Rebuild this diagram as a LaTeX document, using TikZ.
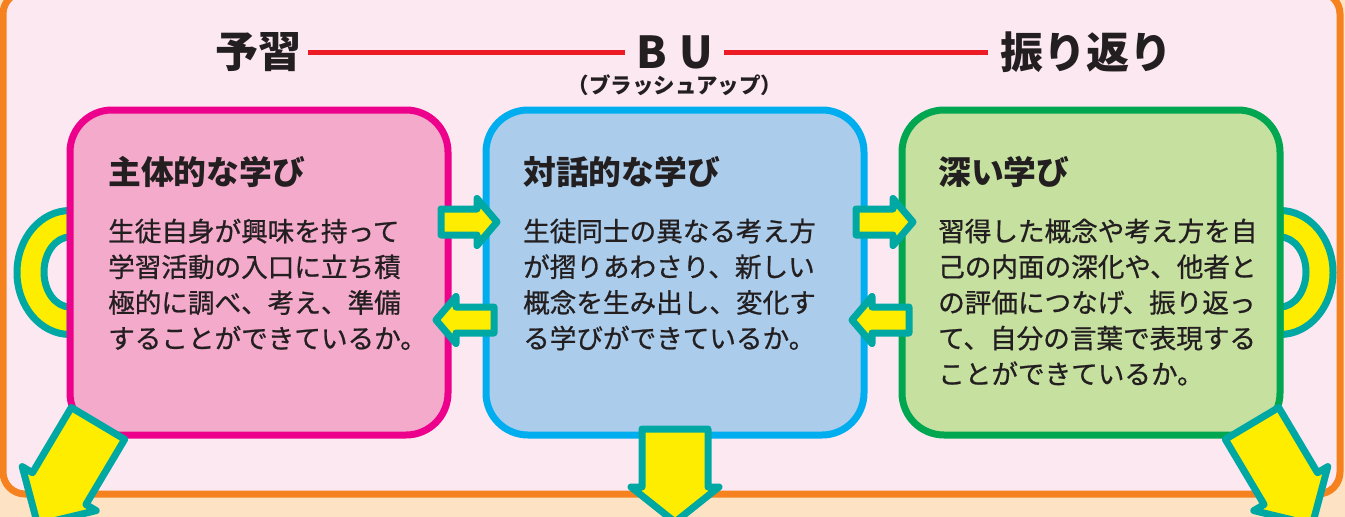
\documentclass[tikz,border=0pt]{standalone}
\usepackage{fontspec}
\newfontfamily\jp{Noto Sans CJK JP}
\newfontfamily\jpbody{Noto Sans CJK JP}[FakeBold=0.8]
\definecolor{bgpeach}{HTML}{FDE2C4}
\definecolor{framefill}{HTML}{FCE8F1}
\definecolor{frameorange}{HTML}{F5821F}
\definecolor{linered}{HTML}{ED1C24}
\definecolor{pinkfill}{HTML}{F3AACB}
\definecolor{pinkline}{HTML}{EC008C}
\definecolor{bluefill}{HTML}{ABCDEB}
\definecolor{blueline}{HTML}{00AEEF}
\definecolor{greenfill}{HTML}{C6E0A0}
\definecolor{greenline}{HTML}{00A650}
\definecolor{tealline}{HTML}{00A8A4}
\definecolor{arrowyellow}{HTML}{FFED00}
\definecolor{ink}{HTML}{231F20}
\tikzset{
  card/.style={rounded corners=42pt, line width=7pt, minimum width=378pt, minimum height=325pt},
  blockarrow/.style={draw=tealline, fill=arrowyellow, line width=7pt, line join=round},
  cardtitle/.style={anchor=west, inner sep=0pt, text=ink, font=\jp\bfseries\fontsize{32.8}{36}\selectfont},
  cardbody/.style={anchor=north west, inner sep=0pt, align=left, text=ink, font=\jpbody\fontsize{26.6}{35.7}\selectfont},
  headword/.style={inner sep=0pt, text=ink, font=\jp\bfseries\fontsize{43}{46}\selectfont},
  redline/.style={draw=linered, line width=5pt}
}
\begin{document}
\begin{tikzpicture}[x=1pt,y=1pt]
\useasboundingbox (0,0) rectangle (1345,-517);
\clip (0,0) rectangle (1345,-517);
% background
\fill[bgpeach] (0,0) rectangle (1345,-517);
\draw[frameorange, fill=framefill, line width=7pt, rounded corners=22pt] (3,8) rectangle (1340,-494);
% headings
\node[headword] (yoshu) at (258,-52) {予習};
\node[inner sep=0pt, text=ink, font=\jp\bfseries\fontsize{44}{48}\selectfont] (bu) at (675,-52) {B\hspace{12pt}U};
\node[headword] (furi) at (1086,-52) {振り返り};
\node[inner sep=0pt, text=ink, font=\jp\bfseries\fontsize{21.5}{24}\selectfont] (bufull) at (675,-85) {（ブラッシュアップ）};
\coordinate (l1) at (308,-52);
\coordinate (l2) at (625,-52);
\coordinate (l3) at (724,-52);
\coordinate (l4) at (988,-52);
\draw[redline] (l1) -- (l2);
\draw[redline] (l3) -- (l4);
% handles
\draw[blockarrow] (70,-210.5) arc[start angle=90, end angle=270, x radius=53, y radius=62]
  -- (70,-307) arc[start angle=270, end angle=90, x radius=26, y radius=35] -- cycle;
\draw[blockarrow] (1280,-210.5) arc[start angle=90, end angle=-90, x radius=53, y radius=62]
  -- (1280,-307) arc[start angle=-90, end angle=90, x radius=26, y radius=35] -- cycle;
% cards
\node[card, draw=pinkline, fill=pinkfill] (b1) at (259,-272.5) {};
\node[card, draw=blueline, fill=bluefill] (b2) at (675,-272.5) {};
\node[card, draw=greenline, fill=greenfill] (b3) at (1091,-272.5) {};
\node[cardtitle] (t1) at (108,-172) {主体的な学び};
\node[cardtitle] (t2) at (523,-172) {対話的な学び};
\node[cardtitle] (t3) at (938,-172) {深い学び};
\node[cardbody] (x1) at (108,-218.5) {生徒自身が興味を持って\\学習活動の入口に立ち積\\極的に調べ、考え、準備\\することができているか。};
\node[cardbody] (x2) at (523,-218.5) {生徒同士の異なる考え方\\が摺りあわさり、新しい\\概念を生み出し、変化す\\る学びができているか。};
\node[cardbody] (x3) at (938,-218.5) {習得した概念や考え方を自\\己の内面の深化や、他者と\\の評価につなげ、振り返っ\\て、自分の言葉で表現する\\ことができているか。};
% small arrows
\draw[blockarrow] (441,-209) -- (477,-209) -- (477,-198.5) -- (497,-222) -- (477,-245.5) -- (477,-235) -- (441,-235) -- cycle;
\draw[blockarrow] (494,-307) -- (456,-307) -- (456,-296.5) -- (436,-320) -- (456,-343.5) -- (456,-333) -- (494,-333) -- cycle;
\draw[blockarrow] (856,-209) -- (893,-209) -- (893,-198.5) -- (913,-222) -- (893,-245.5) -- (893,-235) -- (856,-235) -- cycle;
\draw[blockarrow] (909,-307) -- (872,-307) -- (872,-296.5) -- (852,-320) -- (872,-343.5) -- (872,-333) -- (909,-333) -- cycle;
% bottom arrows
\draw[blockarrow] (642,-429) -- (708,-429) -- (708,-487) -- (719,-487) -- (675,-522) -- (631,-487) -- (642,-487) -- cycle;
\draw[blockarrow] (71.3,-407.5) -- (124.7,-439.3) -- (85.9,-504.5) -- (96.2,-510.6) -- (37.7,-524.7) -- (22.2,-466.6) -- (32.5,-472.7) -- cycle;
\draw[blockarrow] (1278.7,-407.5) -- (1225.3,-439.3) -- (1264.1,-504.5) -- (1253.8,-510.6) -- (1312.3,-524.7) -- (1327.8,-466.6) -- (1317.5,-472.7) -- cycle;
\end{tikzpicture}
\end{document}
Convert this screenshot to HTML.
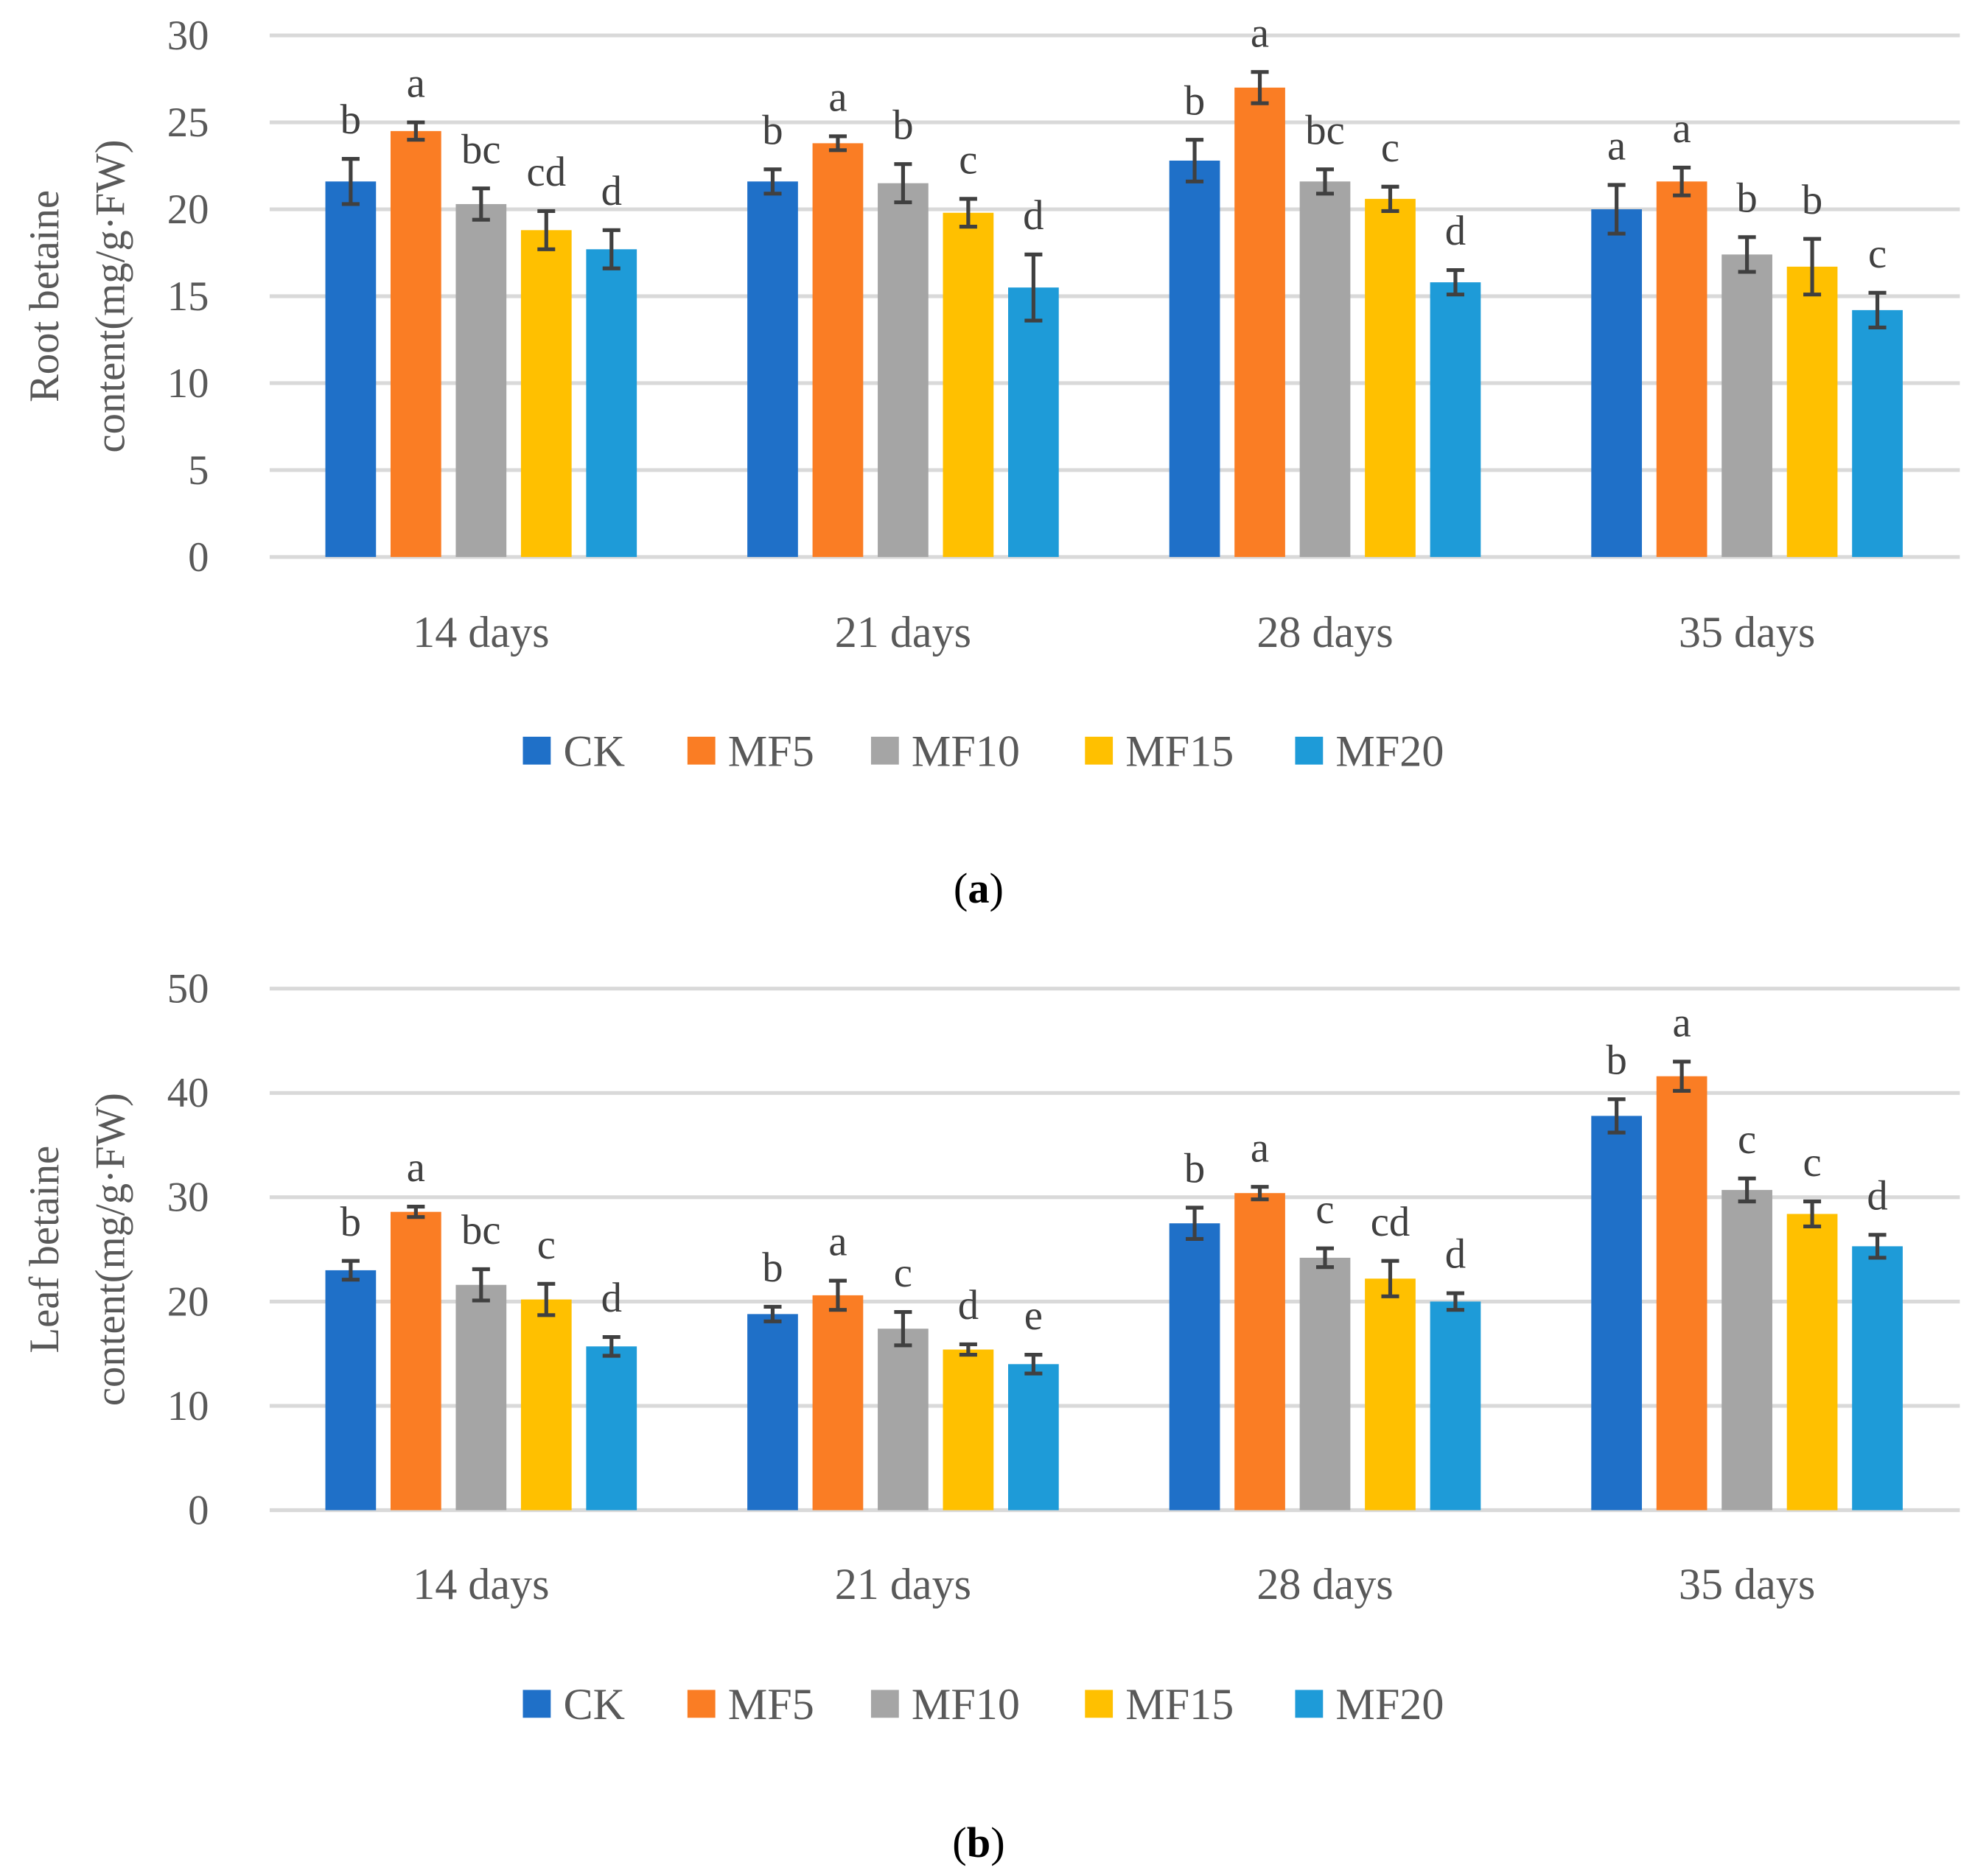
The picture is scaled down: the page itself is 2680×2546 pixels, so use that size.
<!DOCTYPE html>
<html><head><meta charset="utf-8"><style>
html,body{margin:0;padding:0;background:#fff}
svg{display:block}
text{font-family:"Liberation Serif",serif}
</style></head><body>
<svg id="s" width="2680" height="2546" viewBox="0 0 1560 1482" preserveAspectRatio="none"></svg>
<script>
const categories=["14 days","21 days","28 days","35 days"];
const seriesNames=["CK","MF5","MF10","MF15","MF20"];
const colors=["#1F70C8","#FA7D24","#A5A5A5","#FFC000","#1E9BD8"];
const rootVals=[[21.6,24.5,20.3,18.8,17.7],[21.6,23.8,21.5,19.8,15.5],[22.8,27.0,21.6,20.6,15.8],[20.0,21.6,17.4,16.7,14.2]];
const rootErr=[[1.3,0.5,0.9,1.1,1.1],[0.7,0.4,1.1,0.8,1.9],[1.2,0.9,0.7,0.7,0.7],[1.4,0.8,1.0,1.6,1.0]];
const rootLetters=[["b","a","bc","cd","d"],["b","a","b","c","d"],["b","a","bc","c","d"],["a","a","b","b","c"]];
const rootTicks=[0,5,10,15,20,25,30];
const leafVals=[[23.0,28.6,21.6,20.2,15.7],[18.8,20.6,17.4,15.4,14.0],[27.5,30.4,24.2,22.2,20.0],[37.8,41.6,30.7,28.4,25.3]];
const leafErr=[[0.9,0.5,1.5,1.5,0.9],[0.7,1.4,1.6,0.5,0.9],[1.5,0.6,0.9,1.7,0.8],[1.6,1.4,1.1,1.2,1.1]];
const leafLetters=[["b","a","bc","c","d"],["b","a","c","d","e"],["b","a","c","cd","d"],["b","a","c","c","d"]];
const leafTicks=[0,10,20,30,40,50];

const svg=document.getElementById('s');
const NS="http://www.w3.org/2000/svg";
function mk(tag,attrs,txt){const e=document.createElementNS(NS,tag);for(const k in attrs)e.setAttribute(k,attrs[k]);if(txt!==undefined)e.textContent=txt;svg.appendChild(e);return e;}

function chart(p){
  const y=v=>p.y0-(v/p.max)*(p.y0-p.yTop);
  const gx=i=>380+i*333.3;
  p.ticks.forEach(t=>{
    const l=mk('line',{x1:213,x2:1548,y1:y(t),y2:y(t),stroke:'#D9D9D9','stroke-width':3});
    
    
    const tx=mk('text',{x:165,y:y(t)+11,'text-anchor':'end','font-size':33,fill:'#595959'},t);
    
    
  });
  categories.forEach((c,i)=>{
    const tx=mk('text',{x:gx(i),y:p.catY,'text-anchor':'middle','font-size':35,fill:'#595959'},c);
    
    
    p.vals[i].forEach((v,j)=>{
      const cx=gx(i)+(j-2)*51.5;
      const r=mk('rect',{x:cx-20,y:y(v),width:40,height:y(0)-y(v),fill:colors[j]});
      
      
      const e=p.err[i][j],t=y(v+e),b=y(v-e);
      const el=mk('path',{d:`M${cx},${t}V${b}M${cx-7},${t}H${cx+7}M${cx-7},${b}H${cx+7}`,stroke:'#404040','stroke-width':3,fill:'none'});
      
      
      const lt=mk('text',{x:cx,y:t-20,'text-anchor':'middle','font-size':33,fill:'#404040'},p.letters[i][j]);
      
      
    });
  });
  const legX=[413,543,688,857,1023];
  seriesNames.forEach((n,j)=>{
    const r=mk('rect',{x:legX[j],y:p.legY-11,width:22,height:22,fill:colors[j]});
    
    
    const t=mk('text',{x:legX[j]+32,y:p.legY+12,'font-size':35,fill:'#595959'},n);
    
    
  });
  const yc=(p.y0+p.yTop)/2;
  const t1=mk('text',{x:0,y:0,'text-anchor':'middle','font-size':33,fill:'#595959',transform:`translate(46,${yc}) rotate(-90)`},p.t1);
  
  
  const t2=mk('text',{x:0,y:0,'text-anchor':'middle','font-size':33,fill:'#595959',transform:`translate(98,${yc}) rotate(-90)`},'content(mg/g·FW)');
  
  
  const cap=mk('text',{x:773,y:p.capY,'text-anchor':'middle','font-size':34,fill:'#000'});
  
  
  cap.innerHTML=`(<tspan font-weight="bold">${p.cap}</tspan>)`;
}
chart({y0:440,yTop:28,max:30,ticks:rootTicks,vals:rootVals,err:rootErr,letters:rootLetters,catY:511,legY:593,t1:'Root betaine',capY:713,cap:'a'});
chart({y0:1193,yTop:781,max:50,ticks:leafTicks,vals:leafVals,err:leafErr,letters:leafLetters,catY:1263,legY:1346,t1:'Leaf betaine',capY:1467,cap:'b'});
</script>
</body></html>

• • • • •

SET TASK: Output the section opening with the line that has "The picture is" and closing with the line that has "const leafTicks=[0,10,20,30,40,50];". Keep both end lines and leave out the rest.

TASK OUTPUT:
The picture is scaled down: the page itself is 2680×2546 pixels, so use that size.
<!DOCTYPE html>
<html><head><meta charset="utf-8"><style>
html,body{margin:0;padding:0;background:#fff}
svg{display:block}
text{font-family:"Liberation Serif",serif}
</style></head><body>
<svg id="s" width="2680" height="2546" viewBox="0 0 1560 1482" preserveAspectRatio="none"></svg>
<script>
const categories=["14 days","21 days","28 days","35 days"];
const seriesNames=["CK","MF5","MF10","MF15","MF20"];
const colors=["#1F70C8","#FA7D24","#A5A5A5","#FFC000","#1E9BD8"];
const rootVals=[[21.6,24.5,20.3,18.8,17.7],[21.6,23.8,21.5,19.8,15.5],[22.8,27.0,21.6,20.6,15.8],[20.0,21.6,17.4,16.7,14.2]];
const rootErr=[[1.3,0.5,0.9,1.1,1.1],[0.7,0.4,1.1,0.8,1.9],[1.2,0.9,0.7,0.7,0.7],[1.4,0.8,1.0,1.6,1.0]];
const rootLetters=[["b","a","bc","cd","d"],["b","a","b","c","d"],["b","a","bc","c","d"],["a","a","b","b","c"]];
const rootTicks=[0,5,10,15,20,25,30];
const leafVals=[[23.0,28.6,21.6,20.2,15.7],[18.8,20.6,17.4,15.4,14.0],[27.5,30.4,24.2,22.2,20.0],[37.8,41.6,30.7,28.4,25.3]];
const leafErr=[[0.9,0.5,1.5,1.5,0.9],[0.7,1.4,1.6,0.5,0.9],[1.5,0.6,0.9,1.7,0.8],[1.6,1.4,1.1,1.2,1.1]];
const leafLetters=[["b","a","bc","c","d"],["b","a","c","d","e"],["b","a","c","cd","d"],["b","a","c","c","d"]];
const leafTicks=[0,10,20,30,40,50];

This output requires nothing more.